Russia is to offer Turkey partial financing for Ankara’s acquisition of S-400 surface-to-air missile systems, Interfax news agency quoted a Russian presidential aide as saying on December 12.
“Technical questions are under discussion, the interest rate. Everything is at the Finance Ministry,” the aide, Vladimir Kozhin, reportedly said of the deal.
Turkish President Recep Tayyip Erdogan on December 11 anticipated that the deal to purchase the S-400 advanced military hardware would be concluded within days. “Our officials will come together in the coming week to finalise the S-400 issue,” Erdogan said at a joint news conference held with Russian counterpart Vladimir Putin, who was on a whirlwind tour of the Middle East.
Turkey has been in talks with Russia to purchase the anti-aircraft system for more than a year.
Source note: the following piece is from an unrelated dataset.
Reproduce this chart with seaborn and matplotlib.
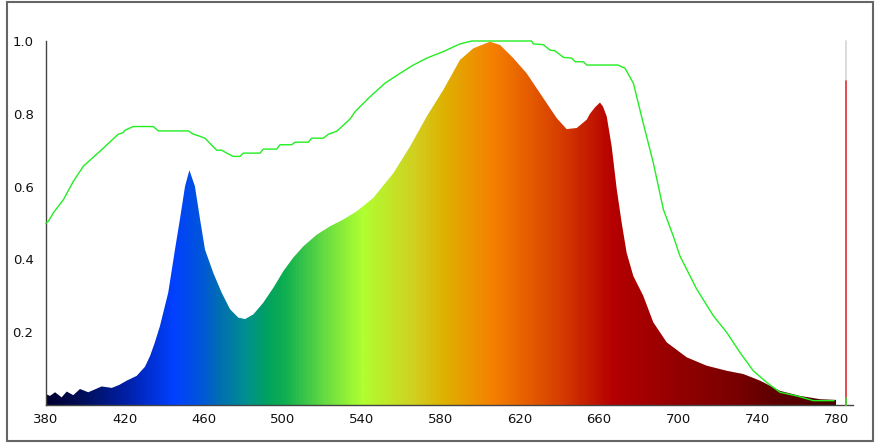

That has unsettled NATO allies who see the move as somewhat provocative—particularly given the backdrop that has seen Ankara grow geopolitically closer to Moscow and less aligned with Washington and the EU because of a series of rows tied to Turkey’s governance and demands under its continuing state of emergency—because the system cannot be integrated into the military alliance’s defences.
Independence in military equipment production is an objective Turkey wants to meet within a few years. It is developing domestic projects that are to produce combat helicopters, drones, tanks and other defence items.
Turkey expects to receive its first S-400 system in 2019. The drawn up deal includes two systems, with one optional.